You are now ready to view any target in the night sky using the setup. From the controller menu, go to Select and Slew, in which there are many sub-categories of objects in the database - Solar System Planets, Named Stars (like those used for the star alignment), deep-sky catalogs (Messier, NGC, IC), Comets, etc. You can also directly enter RA/Dec coordinates to slew to an arbitrary position.

To go to a specific object, use the arrow keys and navigate through the menus. For catalogs, use the keypad to enter the catalog number (Mxxx, NGCxxxx, etc). Press ENTER to slew to this object. The controller will display Slew in a corner of the LCD display while the telescope is still moving, make a beep sound when it reaches and then display Track to indicate that it is automatically tracking the target. It will keep tracking until you slew to another position, so you can go back and explore the rest of the menus. While tracking, you can use the arrow keys and keypad to adjust the target position, as in the Star Alignment.

It’s a good idea to first check the accuracy of the alignment by slewing to an easily recognizable object (E.g. Jupiter, The Moon, bright stars, etc) and verifying that it appears in a wide-field (e.g. 32mm) eyepiece before using a higher magnification eyepiece, to get an idea of whether you will need to make a small position adjustment.

The process for connecting a camera, autoguider and imaging is explained in Part 2.

Dismantling

When the observing session is complete,

1. Disconnect the main camera, guide camera and their cables from Part 2, if used.
2. From the controller menu, first GoTo Zero Position.
3. Then ower off the mount using the switch, and the main AC source.
4. Then remove the power, controller and RJ45 cables.
5. Replace all the caps of the Telecope tube, Finder Scope, Polar Scope, etc
6. Remove the OTA from the dovetail slider and pack it carefully.
7. Then remove the counterweights and counterweight rod. (Don’t unlock the axes and remove this before the OTA or it will swing over and the tube will crash into the tripod. You don’t need to unlock the mount axes anyway.)
8. Remove the accessory tray from the tripod.
9. Finally remove the mount head from the tripod if necessary, and pack it carefully.

When packing the components for transportation, remember to

• Use a sturdy, closeable box.
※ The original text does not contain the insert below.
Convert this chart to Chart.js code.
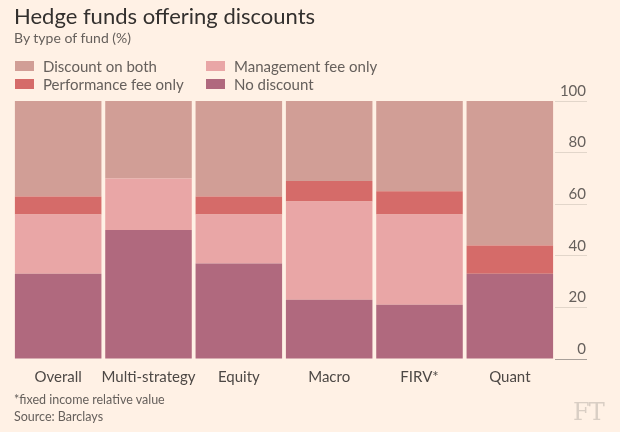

Warning: Cardboard can get soggy after absorbing dew/humidity after being left out overnight, and will easily tear under the components’ weight.
• The most valuable and fragile parts are the main telescope tube, the motorized mount head (separate from the tripod), the CMOS guide camera and DSLR/main camera. Use foam/wrap packing in the box for each of these individually.
• Make sure that eyepiece etc lids are closed.
• Pack the counterweight so that it doesn’t slide around in the box/bag and damage the other equipment.